§ Task: Can you print the data exactly and leave out each image?

§ Data provided:
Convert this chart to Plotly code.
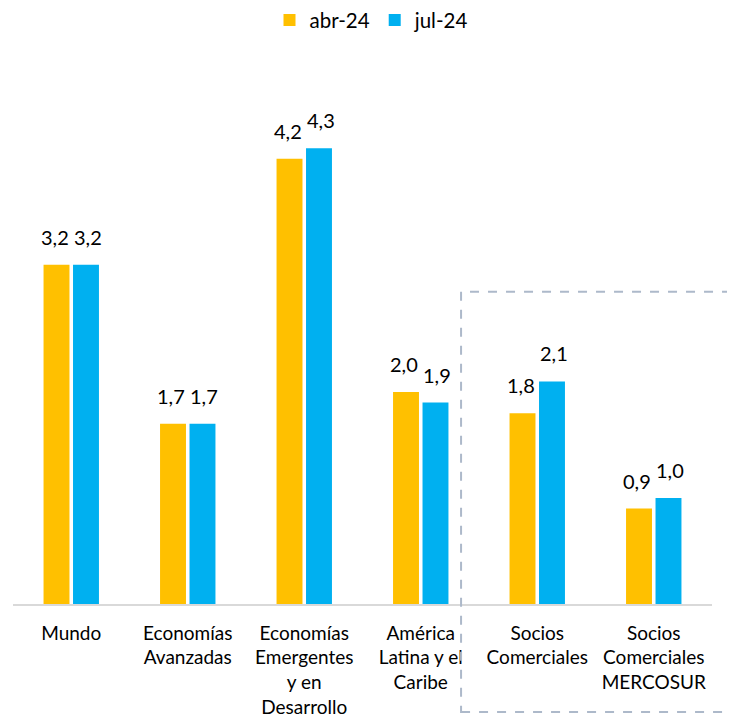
import plotly.graph_objects as go

categories = ["Mundo", "Economías<br>Avanzadas", "Economías<br>Emergentes<br>y en<br>Desarrollo",
              "América<br>Latina y el<br>Caribe", "Socios<br>Comerciales", "Socios<br>Comerciales<br>MERCOSUR"]
abr24 = [3.2, 1.7, 4.2, 2.0, 1.8, 0.9]
jul24 = [3.2, 1.7, 4.3, 1.9, 2.1, 1.0]
series_names = ["abr-24", "jul-24"]
colors = ["#FFC000", "#00B0F0"]
label_shift = [-16.5, 16.5]

fig = go.Figure()
for name, vals, col in zip(series_names, [abr24, jul24], colors):
    fig.add_trace(go.Bar(
        x=categories, y=vals, name=name, marker_color=col, marker_line_width=0,
    ))

for vals, dx in zip([abr24, jul24], label_shift):
    for cat, v in zip(categories, vals):
        fig.add_annotation(x=cat, y=v, xref="x", yref="y", text=f"{v:.1f}".replace(".", ","),
                           showarrow=False, xshift=dx, yshift=14, yanchor="bottom",
                           font=dict(size=20, color="#000000", family="Lato"))

fig.update_layout(
    width=727, height=711,
    margin=dict(l=5, r=23, t=66, b=115),
    paper_bgcolor="white", plot_bgcolor="white",
    barmode="group", bargap=0.494, bargroupgap=0.12,
    font=dict(family="Lato", size=19, color="#000000"),
    legend=dict(orientation="h", xref="container", yref="container", x=0.5, xanchor="center",
                y=0.983, yanchor="middle", font=dict(size=20.5), traceorder="normal"),
    showlegend=True,
)
fig.update_xaxes(showline=True, linecolor="#D9D9D9", linewidth=1.5, ticks="",
                 tickfont=dict(size=19), ticklabelstandoff=11, showgrid=False, automargin=False)
fig.update_yaxes(range=[0, 5], visible=False, showgrid=False, automargin=False)

fig.add_shape(type="rect", xref="paper", yref="paper",
              x0=0.641, x1=1.1, y0=-0.204, y1=0.589,
              line=dict(color="#ADB9CA", width=2, dash="dash"), fillcolor="rgba(0,0,0,0)")

fig.write_html("out.html")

§ Output of the exercise:
Convert this chart to Plotly code.
import plotly.graph_objects as go

categories = ["Mundo", "Economías<br>Avanzadas", "Economías<br>Emergentes<br>y en<br>Desarrollo",
              "América<br>Latina y el<br>Caribe", "Socios<br>Comerciales", "Socios<br>Comerciales<br>MERCOSUR"]
abr24 = [3.2, 1.7, 4.2, 2.0, 1.8, 0.9]
jul24 = [3.2, 1.7, 4.3, 1.9, 2.1, 1.0]
series_names = ["abr-24", "jul-24"]
colors = ["#FFC000", "#00B0F0"]
label_shift = [-16.5, 16.5]

fig = go.Figure()
for name, vals, col in zip(series_names, [abr24, jul24], colors):
    fig.add_trace(go.Bar(
        x=categories, y=vals, name=name, marker_color=col, marker_line_width=0,
    ))

for vals, dx in zip([abr24, jul24], label_shift):
    for cat, v in zip(categories, vals):
        fig.add_annotation(x=cat, y=v, xref="x", yref="y", text=f"{v:.1f}".replace(".", ","),
                           showarrow=False, xshift=dx, yshift=14, yanchor="bottom",
                           font=dict(size=20, color="#000000", family="Lato"))

fig.update_layout(
    width=727, height=711,
    margin=dict(l=5, r=23, t=66, b=115),
    paper_bgcolor="white", plot_bgcolor="white",
    barmode="group", bargap=0.494, bargroupgap=0.12,
    font=dict(family="Lato", size=19, color="#000000"),
    legend=dict(orientation="h", xref="container", yref="container", x=0.5, xanchor="center",
                y=0.983, yanchor="middle", font=dict(size=20.5), traceorder="normal"),
    showlegend=True,
)
fig.update_xaxes(showline=True, linecolor="#D9D9D9", linewidth=1.5, ticks="",
                 tickfont=dict(size=19), ticklabelstandoff=11, showgrid=False, automargin=False)
fig.update_yaxes(range=[0, 5], visible=False, showgrid=False, automargin=False)

fig.add_shape(type="rect", xref="paper", yref="paper",
              x0=0.641, x1=1.1, y0=-0.204, y1=0.589,
              line=dict(color="#ADB9CA", width=2, dash="dash"), fillcolor="rgba(0,0,0,0)")

fig.write_html("out.html")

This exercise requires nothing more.